We can now turn to the argument of the Transcendental Deduction itself. Kant introduces it in effect by raising the question, 'How is it that, beginning with the isolated data of sense, we come to acquire knowledge?' His aim is to show (1) that knowledge requires the performance of certain operations by the mind upon the manifold of sense; (2) that this process is a condition not merely of knowledge, but also of self-consciousness; and (3) that, since the manifold is capable of entering into knowledge, and since we are capable of being self-conscious, the categories, whose validity is implied by this process, are valid.

Kant begins by pointing out[16] that all knowledge, a priori as well as empirical, requires the manifold, produced successively in the mind, to be subjected to three operations.

1. Since the elements of the manifold are as given mere isolated units, and since knowledge is the apprehension of a unity of connected elements, the mind must first run through the multiplicity of sense and then grasp it together into a whole, i. e. into an image.[17] This act is an act of synthesis; it is called 'the synthesis of apprehension' and is ascribed to the imagination. It must be carried out as much in respect of the pure or a priori elements of space and time as in respect of the manifold of sensation, for individual spaces and times contain a multiplicity which, to be apprehended, must be combined.[18] The necessity of this act of synthesis is emphasized in the second edition. "We cannot represent anything as combined in the object without having previously combined it ourselves. Of all representations, combination is the only one which cannot be given through objects,[19] but can be originated only by the subject itself because it is an act of its own activity."[20]

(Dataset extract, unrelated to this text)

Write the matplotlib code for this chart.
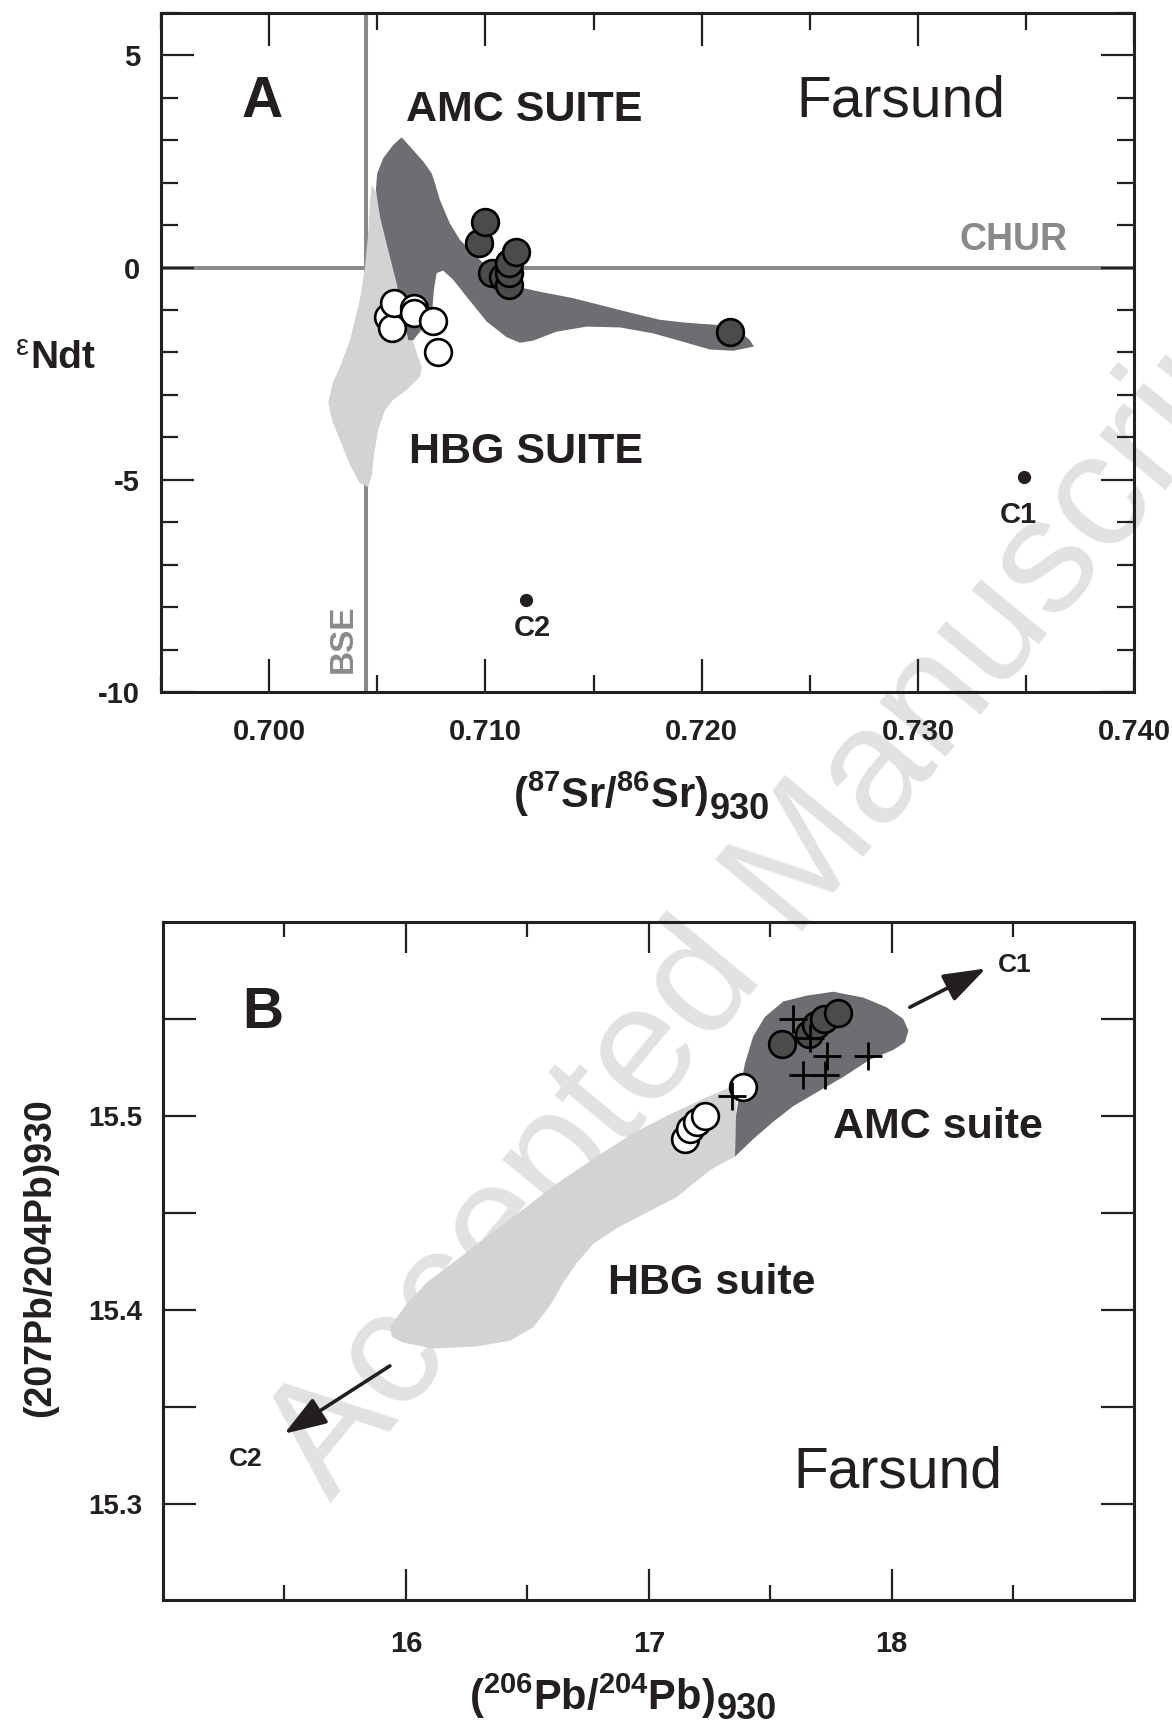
import matplotlib
matplotlib.use('Agg')
import matplotlib.pyplot as plt
from matplotlib.ticker import MultipleLocator, FixedLocator, FixedFormatter

plt.rcParams['font.family'] = ['Liberation Sans', 'DejaVu Sans']
plt.rcParams['mathtext.fontset'] = 'custom'
plt.rcParams['mathtext.rm'] = 'Liberation Sans'
plt.rcParams['mathtext.bf'] = 'Liberation Sans:bold'
plt.rcParams['mathtext.it'] = 'Liberation Sans:italic'

INK = '#231f20'
DARK = '#6d6e71'
LIGHT = '#d1d3d4'
REF = '#888a8c'

# ---- panel A : Sr - Nd ----
amc_sr = [0.7097, 0.7100, 0.7103, 0.7108, 0.7111, 0.7111, 0.7111, 0.7114, 0.7213]
amc_nd = [0.57, 1.08, -0.13, -0.21, -0.41, -0.13, 0.10, 0.37, -1.51]
hbg_sr = [0.7055, 0.7057, 0.7058, 0.7067, 0.7067, 0.7076, 0.7078]
hbg_nd = [-1.16, -1.43, -0.84, -0.96, -1.08, -1.25, -2.00]
c1_a = (0.7349, -4.93)
c2_a = (0.7119, -7.84)
chur = 0.0
bse = 0.7045

amc_field_sr = [0.70613, 0.70652, 0.70713, 0.70752, 0.70767, 0.70790, 0.70836, 0.70883,
                0.70960, 0.71052, 0.71145, 0.71252, 0.71406, 0.71560, 0.71684, 0.71807,
                0.71930, 0.72069, 0.72177, 0.72223, 0.72241, 0.72145, 0.72038, 0.71915,
                0.71776, 0.71622, 0.71468, 0.71329, 0.71221, 0.71160, 0.71098, 0.71006,
                0.70914, 0.70852, 0.70805, 0.70775, 0.70762, 0.70752, 0.70667, 0.70644,
                0.70621, 0.70590, 0.70551, 0.70513, 0.70494, 0.70500, 0.70528, 0.70574]
amc_field_nd = [3.07, 2.85, 2.50, 2.22, 1.99, 1.59, 1.04, 0.65,
                0.26, -0.21, -0.45, -0.57, -0.72, -0.92, -1.08, -1.23,
                -1.30, -1.35, -1.51, -1.71, -1.86, -1.96, -1.93, -1.75,
                -1.55, -1.41, -1.39, -1.51, -1.72, -1.77, -1.64, -1.27,
                -0.69, -0.29, -0.07, -0.13, -0.53, -1.16, -1.71, -1.71,
                -1.16, -0.37, 0.41, 1.20, 1.83, 2.22, 2.58, 2.89]

hbg_field_sr = [0.70475, 0.70513, 0.70582, 0.70628, 0.70665, 0.70683, 0.70706, 0.70698,
                0.70636, 0.70573, 0.70536, 0.70504, 0.70485, 0.70476, 0.70458, 0.70420,
                0.70374, 0.70328, 0.70291, 0.70274, 0.70296, 0.70328, 0.70374, 0.70420,
                0.70444, 0.70459, 0.70467]
hbg_field_nd = [1.95, 1.59, 0.18, -0.76, -1.71, -2.02, -2.34, -2.57,
                -2.88, -3.12, -3.36, -3.83, -4.42, -4.89, -5.17, -5.08,
                -4.65, -4.06, -3.59, -3.17, -2.70, -2.34, -1.71, -0.76,
                0.02, 0.81, 1.59]

# ---- panel B : Pb - Pb ----
amc_pb6 = [17.55, 17.66, 17.69, 17.72, 17.78]
amc_pb7 = [15.537, 15.542, 15.547, 15.550, 15.553]
hbg_pb6 = [17.15, 17.17, 17.20, 17.23, 17.39]
hbg_pb7 = [15.488, 15.493, 15.497, 15.500, 15.515]
kfs_pb6 = [17.595, 17.664, 17.732, 17.904, 17.636, 17.725, 17.341]
kfs_pb7 = [15.550, 15.540, 15.531, 15.531, 15.521, 15.521, 15.510]

amc_fieldB_x = [17.355, 17.359, 17.375, 17.396, 17.430, 17.478, 17.554, 17.650, 17.760,
                17.883, 17.979, 18.048, 18.069, 18.055, 18.007, 17.911, 17.800, 17.690,
                17.595, 17.513, 17.430]
amc_fieldB_y = [15.479, 15.500, 15.513, 15.527, 15.541, 15.551, 15.559, 15.562, 15.564,
                15.561, 15.556, 15.550, 15.544, 15.538, 15.534, 15.529, 15.520, 15.512,
                15.505, 15.497, 15.488]

hbg_fieldB_x = [15.935, 16.003, 16.086, 16.223, 16.346, 16.497, 16.621, 16.786, 16.936,
                17.074, 17.211, 17.321, 17.362, 17.355, 17.252, 17.183, 17.115, 17.005,
                16.868, 16.772, 16.703, 16.648, 16.593, 16.525, 16.429, 16.291, 16.113,
                15.989, 15.942]
hbg_fieldB_y = [15.391, 15.403, 15.414, 15.427, 15.439, 15.453, 15.465, 15.479, 15.491,
                15.500, 15.508, 15.514, 15.515, 15.479, 15.472, 15.465, 15.458, 15.451,
                15.442, 15.434, 15.424, 15.414, 15.402, 15.391, 15.384, 15.381, 15.380,
                15.383, 15.386]

c1_arrow = [(18.075, 15.556), (18.388, 15.576)]
c2_arrow = [(15.934, 15.371), (15.499, 15.336)]

fig = plt.figure(figsize=(11.72, 17.27), dpi=100)
axA = fig.add_axes([0.1372, 0.5993, 0.8308, 0.3932])
axB = fig.add_axes([0.1391, 0.07325, 0.8289, 0.3929])

for ax in (axA, axB):
    ax.set_facecolor('none')
    for s in ax.spines.values():
        s.set_linewidth(2.2)
        s.set_color(INK)
    ax.tick_params(which='both', direction='in', top=True, right=True,
                   width=1.6, color=INK, labelcolor=INK)

# ---------- A ----------
axA.axhline(chur, color=REF, lw=2.9, zorder=1)
axA.axvline(bse, color=REF, lw=2.9, zorder=1)
axA.fill(hbg_field_sr, hbg_field_nd, color=LIGHT, lw=0, zorder=2)
axA.fill(amc_field_sr, amc_field_nd, color=DARK, lw=0, zorder=3)
axA.scatter(hbg_sr, hbg_nd, s=370, c='white', edgecolors='black', linewidths=1.9, zorder=5)
axA.scatter(amc_sr, amc_nd, s=370, c='#4b4b4d', edgecolors='black', linewidths=1.9, zorder=5)
axA.plot([c1_a[0], c2_a[0]], [c1_a[1], c2_a[1]], 'o', ms=8.5, color=INK, lw=0, zorder=5)

axA.set_xlim(0.695, 0.740)
axA.set_ylim(-10, 6)
axA.xaxis.set_major_locator(FixedLocator([0.700, 0.710, 0.720, 0.730, 0.740]))
axA.xaxis.set_major_formatter(FixedFormatter(['0.700', '0.710', '0.720', '0.730', '0.740']))
axA.xaxis.set_minor_locator(MultipleLocator(0.005))
axA.yaxis.set_major_locator(FixedLocator([-10, -5, 0, 5]))
axA.yaxis.set_major_formatter(FixedFormatter(['-10', '-5', '0', '5']))
axA.yaxis.set_minor_locator(MultipleLocator(1))
axA.tick_params(which='major', length=24)
axA.tick_params(which='minor', length=12)
axA.tick_params(axis='x', pad=19)
axA.tick_params(axis='y', pad=15)
for lab in axA.get_xticklabels() + axA.get_yticklabels():
    lab.set_fontsize(21)
    lab.set_fontweight('bold')

axA.text(0.6997, 3.90, 'A', fontsize=41, fontweight='heavy', color=INK, ha='center', va='center')
axA.text(0.7118, 3.71, 'AMC SUITE', fontsize=31, fontweight='bold', color=INK, ha='center', va='center')
axA.text(0.7119, -4.34, 'HBG SUITE', fontsize=31, fontweight='bold', color=INK, ha='center', va='center')
axA.text(0.7292, 3.92, 'Farsund', fontsize=41, color=INK, ha='center', va='center')
axA.text(0.7344, 0.65, 'CHUR', fontsize=27, fontweight='bold', color=REF, ha='center', va='center')
axA.text(0.70345, -8.75, 'BSE', fontsize=24, fontweight='bold', color=REF, ha='center', va='center',
         rotation=90)
axA.text(0.73465, -5.84, 'C1', fontsize=21, fontweight='bold', color=INK, ha='center', va='center')
axA.text(0.71215, -8.49, 'C2', fontsize=21, fontweight='bold', color=INK, ha='center', va='center')

axA.text(-0.1006, 0.492, 'Ndt', transform=axA.transAxes, fontsize=28, fontweight='bold',
         color=INK, ha='center', va='center')
axA.text(-0.1425, 0.508, '\u03b5', transform=axA.transAxes, fontsize=21,
         color=INK, ha='center', va='center')
xa = axA.text(0.462, -0.171, r'$\mathbf{(^{87}Sr/^{86}Sr)}$', transform=axA.transAxes,
              fontsize=30, color=INK, ha='center', va='baseline')
axA.annotate('930', xy=(1, 0), xycoords=xa, xytext=(1, -6), textcoords='offset points',
             fontsize=26, fontweight='bold', color=INK, ha='left', va='bottom')

# ---------- B ----------
axB.fill(hbg_fieldB_x, hbg_fieldB_y, color=LIGHT, lw=0, zorder=2)
axB.fill(amc_fieldB_x, amc_fieldB_y, color=DARK, lw=0, zorder=3)
axB.scatter(hbg_pb6, hbg_pb7, s=370, c='white', edgecolors='black', linewidths=1.9, zorder=5)
axB.scatter(amc_pb6, amc_pb7, s=370, c='#4b4b4d', edgecolors='black', linewidths=1.9, zorder=5)
axB.plot(kfs_pb6, kfs_pb7, '+', ms=20, mew=2.0, color='black', lw=0, zorder=6)

for (x0, y0), (x1, y1) in (c1_arrow, c2_arrow):
    axB.annotate('', xy=(x1, y1), xytext=(x0, y0),
                 arrowprops=dict(arrowstyle='-|>,head_length=26,head_width=9', mutation_scale=1,
                                 lw=2.6, color=INK, shrinkA=0, shrinkB=0))
axB.text(18.505, 15.578, 'C1', fontsize=19, fontweight='bold', color=INK, ha='center', va='center')
axB.text(15.340, 15.323, 'C2', fontsize=19, fontweight='bold', color=INK, ha='center', va='center')

axB.set_xlim(15, 19)
axB.set_ylim(15.25, 15.6)
axB.xaxis.set_major_locator(FixedLocator([16, 17, 18]))
axB.xaxis.set_major_formatter(FixedFormatter(['16', '17', '18']))
axB.xaxis.set_minor_locator(FixedLocator([15.5, 16.5, 17.5, 18.5]))
pb_ticks = [15.30, 15.35, 15.40, 15.45, 15.50, 15.55]
axB.yaxis.set_major_locator(FixedLocator(pb_ticks))
axB.yaxis.set_major_formatter(FixedFormatter(['15.3', '', '15.4', '', '15.5', '']))
axB.tick_params(axis='y', which='major', length=24, pad=15)
axB.tick_params(axis='x', which='major', length=22, pad=21)
axB.tick_params(axis='x', which='minor', length=11)
for lab in axB.get_xticklabels():
    lab.set_fontsize(21)
    lab.set_fontweight('bold')
for lab in axB.get_yticklabels():
    lab.set_fontsize(20)
    lab.set_fontweight('bold')

axB.text(15.41, 15.553, 'B', fontsize=41, fontweight='heavy', color=INK, ha='center', va='center')
axB.text(18.19, 15.494, 'AMC suite', fontsize=31, fontweight='bold', color=INK, ha='center', va='center')
axB.text(17.258, 15.414, 'HBG suite', fontsize=31, fontweight='bold', color=INK, ha='center', va='center')
axB.text(18.025, 15.316, 'Farsund', fontsize=41, color=INK, ha='center', va='center')

axB.text(-0.126, 0.505, '(207Pb/204Pb)930', transform=axB.transAxes, rotation=90,
         fontsize=27, fontweight='bold', color=INK, ha='center', va='center')
xb = axB.text(0.442, -0.1614, r'$\mathbf{(^{206}Pb/^{204}Pb)}$', transform=axB.transAxes,
              fontsize=30, color=INK, ha='center', va='baseline')
axB.annotate('930', xy=(1, 0), xycoords=xb, xytext=(1, -4), textcoords='offset points',
             fontsize=26, fontweight='bold', color=INK, ha='left', va='bottom')

# watermark
fig.text(0.282, 0.1294, 'Accepted Manuscript', fontsize=118, color='#e2e2e2',
         rotation=50.5, rotation_mode='anchor', ha='left', va='baseline', zorder=-1)

fig.savefig('out.png', dpi=100)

2. Since the data of perception are momentary, and pass away with perception, the act of grasping them together requires that the mind shall reproduce the past data in order to combine them with the present datum. "It is plain that if I draw a line in thought, or wish to think of the time from one midday to another, or even to represent to myself a certain number, I must first necessarily grasp in thought these manifold representations one after another. But if I were continually to lose from my thoughts the preceding representations (the first parts of the line, the preceding parts of time or the units successively represented), and were not to reproduce them, while I proceeded to the succeeding parts, there could never arise a complete representation, nor any of the thoughts just named, not even the first and purest fundamental representations of space and time."[21] This act of reproduction is called 'the synthesis of reproduction in the imagination'.[22]

Further, the necessity of reproduction brings to light a characteristic of the synthesis of apprehension. "It is indeed only an empirical law, according to which representations which have often followed or accompanied one another in the end become associated, and so form a connexion, according to which, even in the absence of the object, one of these representations produces a transition of the mind to another by a fixed rule. But this law of reproduction presupposes that phenomena themselves are actually subject to such a rule, and that in the manifold of their representations there is a concomitance or sequence, according to a fixed rule; for, without this, our empirical imagination would never find anything to do suited to its capacity, and would consequently remain hidden within the depths of the mind as a dead faculty, unknown to ourselves. If cinnabar were now red, now black, now light, now heavy, if a man were changed now into this, now into that animal shape, if our fields were covered on the longest day, now with fruit, now with ice and snow, then my empirical faculty of imagination could not even get an opportunity of thinking of the heavy cinnabar when there occurred the representation of red colour; or if a certain name were given now to one thing, now to another, or if the same thing were called now by one and now by another name, without the control of some rule, to which the phenomena themselves are already subject, no empirical synthesis of reproduction could take place."